Thumbs up for good leadership go to two STEM-industry employers who have implemented gender-inclusive policies to support working mothers.
Thumbs down goes to two businesses exploiting migrant workers and another guilty of maintaining an unsafe workplace.
THUMBS UP: QIMR BERGHOFER
This Queensland medical research institute is trying to retain and boost its number of women scientists by paying those with at least one child below high school age an extra $10,000 a year. It also has a breastfeeding room and reserved places at a nearby childcare centre. Women currently fill 36 per cent of QIMR Berghofer’s scientific leadership roles.
THUMBS UP: AMAZON
The online retailing colossus Amazon is ditching its ‘stack-ranking’ system – a review process where staff were pitted against each other instead of being rated against their own job requirements. (The lowest ranked employees used to be ‘let go’ in an effort to retain a highly productive workforce.)
THUMBS UP: SAP ASIA-PACIFIC-JAPAN
The enterprise software giant is encouraging women who have had a career break to get back into work by offering flexible part-time and full-time project work. SAP told HC Online the Back-To-Work program is a chance to draw on the experience of an “untapped pool of talent”.
THUMBS DOWN: BIJAL GIRISH SHETH
Queensland businessman Bijal Girish Sheth is in hot water with the Fair Work Ombudsman (FWO) for underpaying four migrant workers at his Brisclean business, and saying they were contractors when they should have been employees. He copped the highest ever penalty secured by the FWO against an individual ($126,540) and has been ordered to backpay the workers nearly $60,000.
THUMBS DOWN: COVINO FARMS
ABC’s Four Corners uncovered gross underpayment of 100 migrant workers by Covino Farms, which supplies major supermarkets and fast food chains. Covino has subsequently ended its agreement with the labour hire businesses that provided the workers. State government grants of $1.5 million have been suspended until Covino makes good on its promise to provide 60 local full-time jobs.
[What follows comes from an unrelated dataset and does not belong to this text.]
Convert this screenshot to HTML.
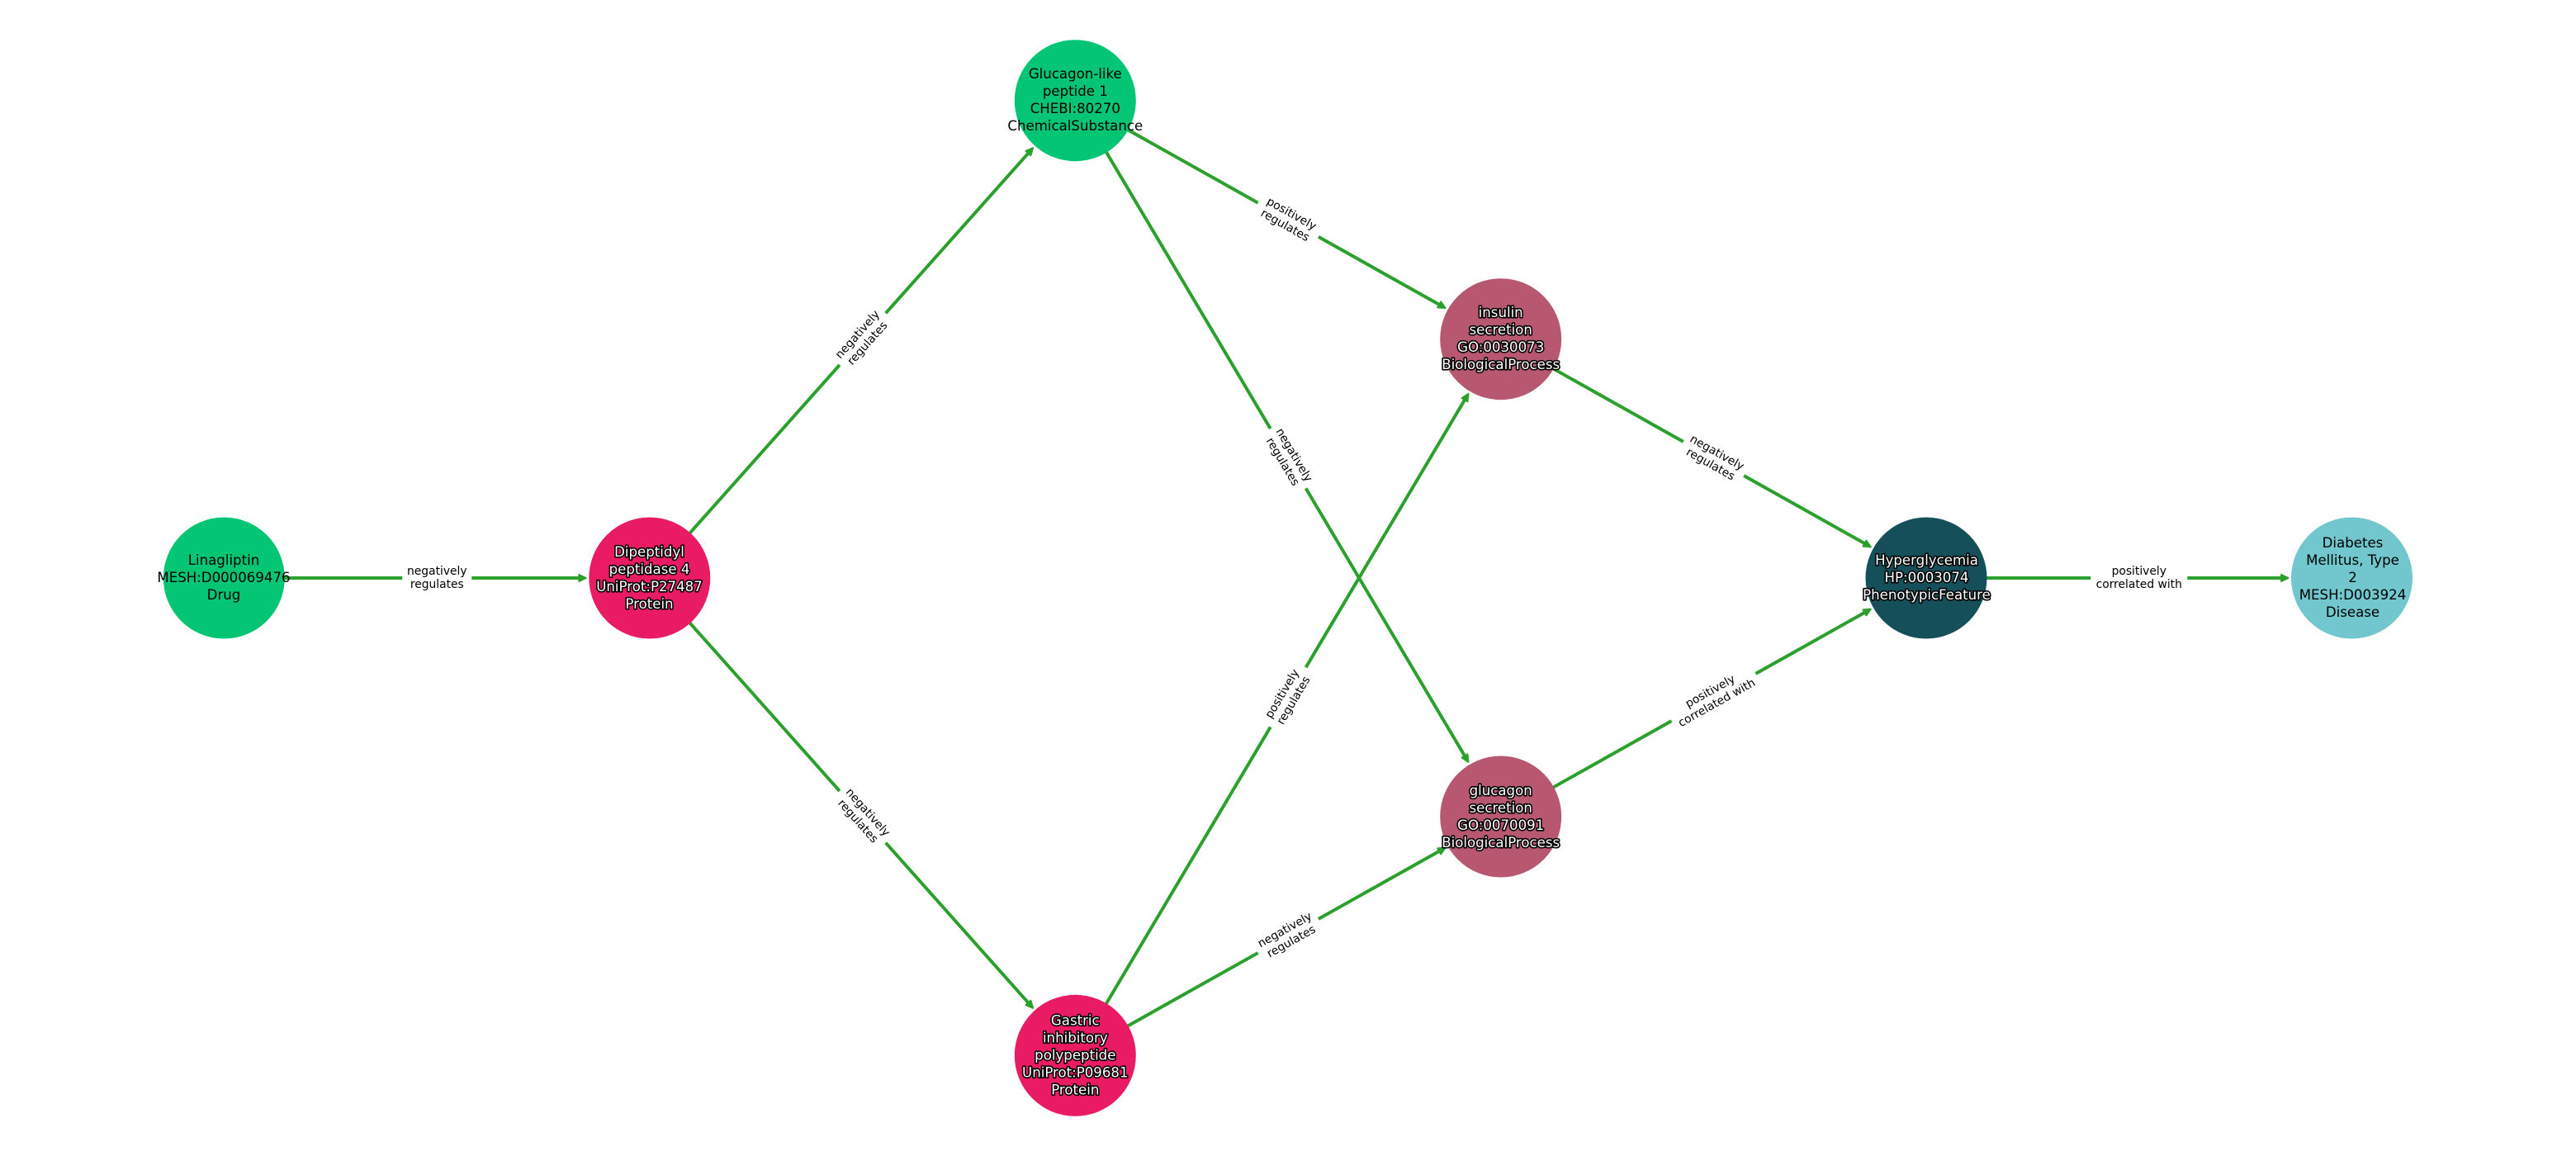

THUMBS DOWN: RESOURCE RECOVERY SOLUTIONS
The Perth waste recycling company was fined $85,000 after pleading guilty to failing to maintain a safe working environment. In 2013, a labour hire worker died when the roof of a picking station collapsed under 709kg of rubbish – more than five times the Safe Working Load. The rubbish had fallen from two overhead conveyor belts above the picking station.